WHAT THE EXERCISE ASKS>
Write out the listing below without alteration, omitting its pictures.
——
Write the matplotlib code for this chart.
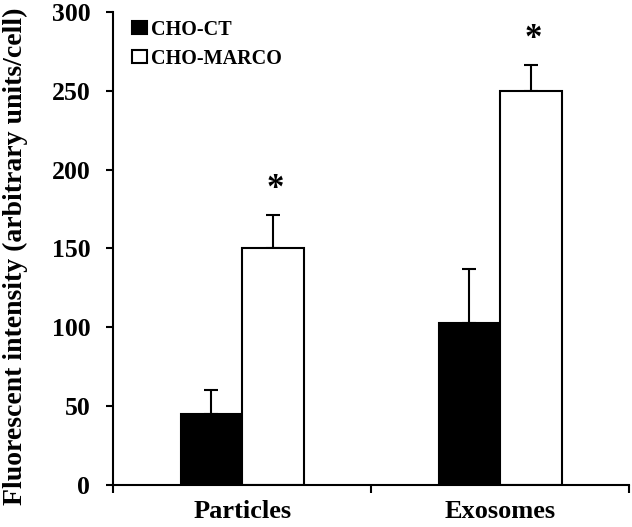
import numpy as np
import matplotlib
matplotlib.use("Agg")
import matplotlib.pyplot as plt

# data
categories = ["Particles", "Exosomes"]
groups = ["CHO-CT", "CHO-MARCO"]
ct_means = [45, 103]
ct_errs = [15, 34]
marco_means = [150, 250]
marco_errs = [21, 16]
yticks = [0, 50, 100, 150, 200, 250, 300]

plt.rcParams['font.family'] = ['Liberation Serif', 'DejaVu Serif']
plt.rcParams['font.weight'] = 'bold'

fig = plt.figure(figsize=(6.32, 5.27), dpi=100)
ax = fig.add_axes([0.179, 0.0797, 0.8165, 0.898])

x = np.arange(len(categories)) + 0.5
w = 0.238

ax.bar(x - w / 2, ct_means, w, color='black', edgecolor='black', linewidth=1.5,
       label=groups[0], zorder=2)
ax.bar(x + w / 2, marco_means, w, color='white', edgecolor='black', linewidth=1.5,
       label=groups[1], zorder=2)

# upper error bars only
ax.errorbar(x - w / 2, ct_means, yerr=[np.zeros(2), ct_errs], fmt='none',
            ecolor='black', elinewidth=1.5, capsize=4.7, capthick=1.5, zorder=1)
ax.errorbar(x + w / 2, marco_means, yerr=[np.zeros(2), marco_errs], fmt='none',
            ecolor='black', elinewidth=1.5, capsize=4.7, capthick=1.5, zorder=1)

# significance stars
for xi, m, e in zip(x + w / 2, marco_means, marco_errs):
    ax.text(xi + 0.008, m + e + 6, '*', ha='center', va='bottom', fontsize=25,
            fontweight='bold')

ax.set_xlim(0, 2)
ax.set_ylim(0, 300)
ax.set_yticks(yticks)
ax.set_xticks([0, 1, 2])
ax.set_xticklabels([])
ax.set_xticks(x, minor=True)
ax.set_xticklabels(categories, minor=True, fontsize=19, fontweight='bold')
ax.tick_params(axis='x', which='minor', length=0, pad=11)
ax.tick_params(axis='x', which='major', length=6, width=1.5, direction='out')
ax.tick_params(axis='y', length=5, width=1.5, direction='out', labelsize=18.5, pad=11.5)

for s in ['top', 'right']:
    ax.spines[s].set_visible(False)
for s in ['left', 'bottom']:
    ax.spines[s].set_linewidth(1.5)

fig.text(0.024, 0.514, 'Fluorescent intensity (arbitrary units/cell)', fontsize=20,
         fontweight='bold', rotation=90, ha='center', va='center')

ax.legend(loc='upper left', bbox_to_anchor=(0.02, 1.0), frameon=False,
          fontsize=14.5, handlelength=0.75, handleheight=0.6, handletextpad=0.2,
          labelspacing=0.45, borderaxespad=0)

fig.savefig('out.png', dpi=100)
——
RESPONSE FOR THIS EXERCISE>
Write the matplotlib code for this chart.
import numpy as np
import matplotlib
matplotlib.use("Agg")
import matplotlib.pyplot as plt

# data
categories = ["Particles", "Exosomes"]
groups = ["CHO-CT", "CHO-MARCO"]
ct_means = [45, 103]
ct_errs = [15, 34]
marco_means = [150, 250]
marco_errs = [21, 16]
yticks = [0, 50, 100, 150, 200, 250, 300]

plt.rcParams['font.family'] = ['Liberation Serif', 'DejaVu Serif']
plt.rcParams['font.weight'] = 'bold'

fig = plt.figure(figsize=(6.32, 5.27), dpi=100)
ax = fig.add_axes([0.179, 0.0797, 0.8165, 0.898])

x = np.arange(len(categories)) + 0.5
w = 0.238

ax.bar(x - w / 2, ct_means, w, color='black', edgecolor='black', linewidth=1.5,
       label=groups[0], zorder=2)
ax.bar(x + w / 2, marco_means, w, color='white', edgecolor='black', linewidth=1.5,
       label=groups[1], zorder=2)

# upper error bars only
ax.errorbar(x - w / 2, ct_means, yerr=[np.zeros(2), ct_errs], fmt='none',
            ecolor='black', elinewidth=1.5, capsize=4.7, capthick=1.5, zorder=1)
ax.errorbar(x + w / 2, marco_means, yerr=[np.zeros(2), marco_errs], fmt='none',
            ecolor='black', elinewidth=1.5, capsize=4.7, capthick=1.5, zorder=1)

# significance stars
for xi, m, e in zip(x + w / 2, marco_means, marco_errs):
    ax.text(xi + 0.008, m + e + 6, '*', ha='center', va='bottom', fontsize=25,
            fontweight='bold')

ax.set_xlim(0, 2)
ax.set_ylim(0, 300)
ax.set_yticks(yticks)
ax.set_xticks([0, 1, 2])
ax.set_xticklabels([])
ax.set_xticks(x, minor=True)
ax.set_xticklabels(categories, minor=True, fontsize=19, fontweight='bold')
ax.tick_params(axis='x', which='minor', length=0, pad=11)
ax.tick_params(axis='x', which='major', length=6, width=1.5, direction='out')
ax.tick_params(axis='y', length=5, width=1.5, direction='out', labelsize=18.5, pad=11.5)

for s in ['top', 'right']:
    ax.spines[s].set_visible(False)
for s in ['left', 'bottom']:
    ax.spines[s].set_linewidth(1.5)

fig.text(0.024, 0.514, 'Fluorescent intensity (arbitrary units/cell)', fontsize=20,
         fontweight='bold', rotation=90, ha='center', va='center')

ax.legend(loc='upper left', bbox_to_anchor=(0.02, 1.0), frameon=False,
          fontsize=14.5, handlelength=0.75, handleheight=0.6, handletextpad=0.2,
          labelspacing=0.45, borderaxespad=0)

fig.savefig('out.png', dpi=100)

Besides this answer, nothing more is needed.